Bobby Previte: Watch the Music
Without a doubt, there’s a cinematic allure to Bobby Previte’s latest disc, Set the Alarm for Monday (Palmetto). Steering his current ensemble, the New Bump, the veteran drummer/composer invents dreamy soundscapes that sound as if they were lifted from some vintage film noir. The songs’ evocative titles, such as “I’d Advise You Not to Miss Your Train” and “There Was Something in My Drink” only heighten the sense of silver-screen suspense. While Previte readily admits that his compositions often play out like movie soundtracks, he doesn’t want listeners to get too caught up in that conceit.

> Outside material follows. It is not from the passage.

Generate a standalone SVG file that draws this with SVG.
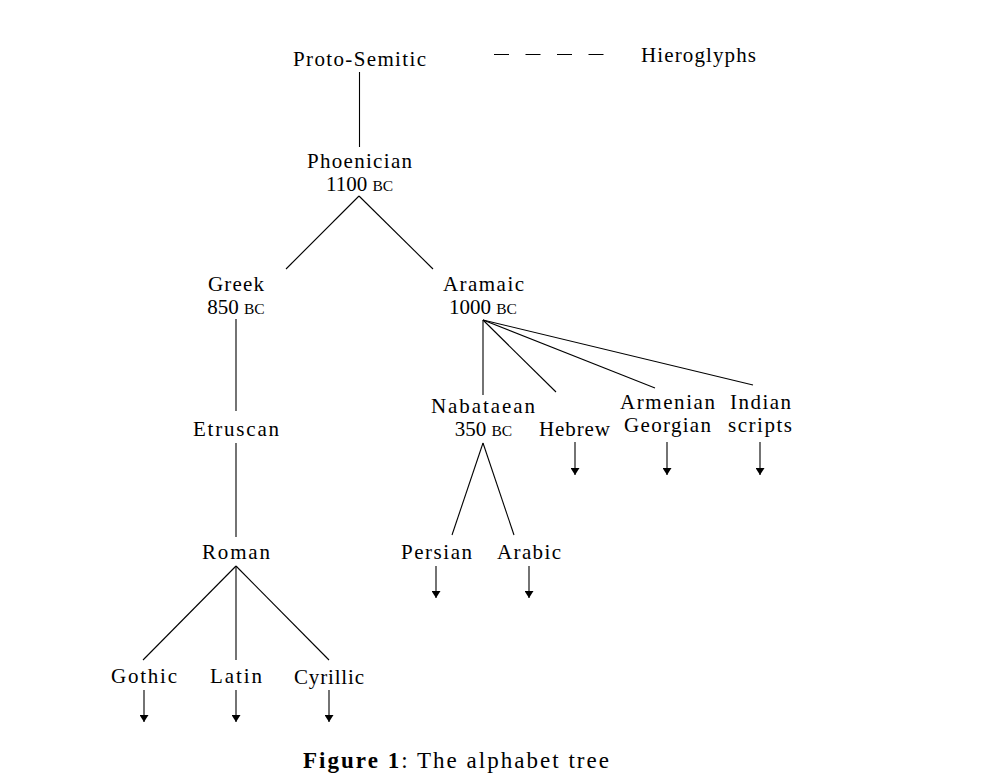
<svg xmlns="http://www.w3.org/2000/svg" width="991" height="783" viewBox="0 0 991 783">
<style>
text{font-family:"Liberation Serif","Times New Roman",serif;font-size:21px;fill:#000;text-anchor:middle}
.sc{font-size:15.5px}
.cap{font-size:23px}
.ln{stroke:#000;stroke-width:1.1;fill:none}
.ar{stroke:#000;stroke-width:1.1;fill:none;marker-end:url(#ah)}
</style>
<defs>
<marker id="ah" viewBox="0 0 10 10" refX="10" refY="5" markerWidth="7" markerHeight="9" markerUnits="userSpaceOnUse" orient="auto" preserveAspectRatio="none">
<path d="M0,0 L10,5 L0,10 z" fill="#000"/>
</marker>
</defs>
<rect width="991" height="783" fill="#fff"/>
<g id="connectors">
<line class="ln" x1="359.5" y1="72" x2="359.5" y2="147"/>
<line class="ln" x1="494" y1="54.5" x2="606" y2="54.5" stroke-dasharray="15 16.5"/>
<line class="ln" x1="359" y1="196" x2="286" y2="269"/>
<line class="ln" x1="359" y1="196" x2="433" y2="269"/>
<line class="ln" x1="236" y1="319" x2="236" y2="411"/>
<line class="ln" x1="236" y1="443" x2="236" y2="537"/>
<line class="ln" x1="483" y1="320" x2="483" y2="395"/>
<line class="ln" x1="483" y1="320" x2="556" y2="392"/>
<line class="ln" x1="483" y1="320" x2="655" y2="388"/>
<line class="ln" x1="483" y1="320" x2="753" y2="385"/>
<line class="ln" x1="483" y1="443" x2="452" y2="535"/>
<line class="ln" x1="483" y1="443" x2="514" y2="535"/>
<line class="ln" x1="236" y1="566" x2="143" y2="660"/>
<line class="ln" x1="236" y1="566" x2="236" y2="660"/>
<line class="ln" x1="236" y1="566" x2="329" y2="660"/>
<line class="ar" x1="575" y1="442" x2="575" y2="475"/>
<line class="ar" x1="667" y1="442" x2="667" y2="475"/>
<line class="ar" x1="760" y1="442" x2="760" y2="475"/>
<line class="ar" x1="436" y1="566" x2="436" y2="598"/>
<line class="ar" x1="529" y1="566" x2="529" y2="598"/>
<line class="ar" x1="144" y1="690" x2="144" y2="722"/>
<line class="ar" x1="236" y1="690" x2="236" y2="722"/>
<line class="ar" x1="329" y1="690" x2="329" y2="722"/>
</g>
<g id="proto-semitic"><text x="359.5" y="66" textLength="133" lengthAdjust="spacing">Proto-Semitic</text></g>
<g id="hieroglyphs"><text x="698.5" y="62" textLength="115" lengthAdjust="spacing">Hieroglyphs</text></g>
<g id="phoenician"><text x="359.5" y="168" textLength="105" lengthAdjust="spacing">Phoenician</text><text x="359.5" y="191">1100 <tspan class="sc">BC</tspan></text></g>
<g id="greek"><text x="236" y="291" textLength="56" lengthAdjust="spacing">Greek</text><text x="236" y="314">850 <tspan class="sc">BC</tspan></text></g>
<g id="aramaic"><text x="483.5" y="291" textLength="81" lengthAdjust="spacing">Aramaic</text><text x="483" y="314">1000 <tspan class="sc">BC</tspan></text></g>
<g id="etruscan"><text x="236" y="436" textLength="86" lengthAdjust="spacing">Etruscan</text></g>
<g id="nabataean"><text x="483" y="413" textLength="104" lengthAdjust="spacing">Nabataean</text><text x="483.5" y="436">350 <tspan class="sc">BC</tspan></text></g>
<g id="hebrew"><text x="574.5" y="436" textLength="71" lengthAdjust="spacing">Hebrew</text></g>
<g id="armenian-georgian"><text x="667.5" y="409" textLength="95" lengthAdjust="spacing">Armenian</text><text x="667.5" y="432" textLength="87" lengthAdjust="spacing">Georgian</text></g>
<g id="indian-scripts"><text x="760.5" y="409" textLength="61" lengthAdjust="spacing">Indian</text><text x="760" y="432" textLength="64" lengthAdjust="spacing">scripts</text></g>
<g id="roman"><text x="236" y="559" textLength="68" lengthAdjust="spacing">Roman</text></g>
<g id="persian"><text x="436.5" y="559" textLength="71" lengthAdjust="spacing">Persian</text></g>
<g id="arabic"><text x="529" y="559" textLength="64" lengthAdjust="spacing">Arabic</text></g>
<g id="gothic"><text x="144" y="683" textLength="66" lengthAdjust="spacing">Gothic</text></g>
<g id="latin"><text x="236" y="683" textLength="52" lengthAdjust="spacing">Latin</text></g>
<g id="cyrillic"><text x="329" y="684" textLength="70" lengthAdjust="spacing">Cyrillic</text></g>
<g id="caption"><text class="cap" x="456" y="768" textLength="306" lengthAdjust="spacing"><tspan font-weight="bold">Figure 1</tspan>: The alphabet tree</text></g>
</svg>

“The film connection is a question that I get asked a lot. It’s fascinating, because I’m just writing music,” he says. “Oftentimes song titles can influence what you hear.” Previte then argues for composers to give their works titles like “Sketch #1” or “Symphony #2,” pointing out that titles and songs sometimes exist separately. “I wonder if I had titled these tunes ‘Chiaroscuro’ or ‘15th Chapel’ that people would view them in a different manner,” he says with a laugh.
Truth be told, Previte didn’t name any of the compositions on the new album; they were titled by his wife, writer Andrea Kleine. He simply played her snippets of the music and went with the first thing that popped into her head. “That’s the first time anybody else has titled my tunes,” he says. “The funny thing is that now she’s the one responsible for the whole cinematic feel of the album.”
“Another funny thing is that this is my, quote, ‘most jazz record’ in a long time. But no matter what I do, my music sounds cinematic. I do love film, but I think a lot of composers love and know about film,” he explains before citing Bernard Herrmann, Nino Rota and Ennio Morricone as three of his favorite film composers.
The real impetus for Set the Alarm for Monday was Previte’s desire to compose music for the vibraphone, an instrument he calls “sexy, sensual and smoky.” In order to realize the music, he formed a new edition of Bump—one sporting slightly different instrumentation than its early-2000 predecessor—replacing keyboard Wayne Horvitz with vibraphonist Bill Ware. Other personnel changes include trumpeter Steven Bernstein replacing trombonist Ray Anderson, Ellery Eskelin taking over the saxophone role from Marty Ehrlich, and bassist Brad Jones anchoring the ensemble instead of Steve Swallow.
Just as a cinematic feel has followed Previte throughout most of his two-decades-long career, so has the word “bump,” which appeared in the title of his 1985 debut, Bump the Renaissance (Sound Aspects). “At that time I was listening to a lot of medieval music, not renaissance, which is very different in feel and how the composers dealt with it,” he recalls. “Also, there was a renaissance in jazz during that time.”
Since then, Previte has moved steadily to the high ranks of the Downtown scene and become one of the most revered and versatile drummers, composers and bandleaders of his generation. When it comes to fronting an ensemble, he says that he likes to create musical environments that are a little uncomfortable, just to incite creative sparks from his bandmates. “I like putting people in a musical neighborhood that they’re a little bit not used to. It’s fascinating, because they have to navigate differently. If it’s too foreign, then they’re just at sea. But if it’s just uncomfortable enough, it’ll spark something new within them. That’s when it gets fun.”
Previte’s general philosophy toward composing is to “not follow any rules,” but he insists on it having lasting and compelling factors. “I like to be seduced by what I write,” he says. “I need to play my music over and over to ensure that I won’t get bored by it.” Although he positions himself as a perfectionist, vetting his music before releasing it to the public, Previte says that he wrote the music for the new album rather quickly. “I didn’t want to obsess over the songs; I didn’t want to get them perfect,” he says.
“I wanted this music to go along without too much fuss,” Previte continues. “The way I played the drums is very illustrative of that approach; I wanted to play very simply and smoothly and not fill it up with a lot of stuff. I even mixed the drums back, because I wanted the record to have that older sound which was sort of murky. I wanted a sexy record that would have, no pun intended, no bumps.”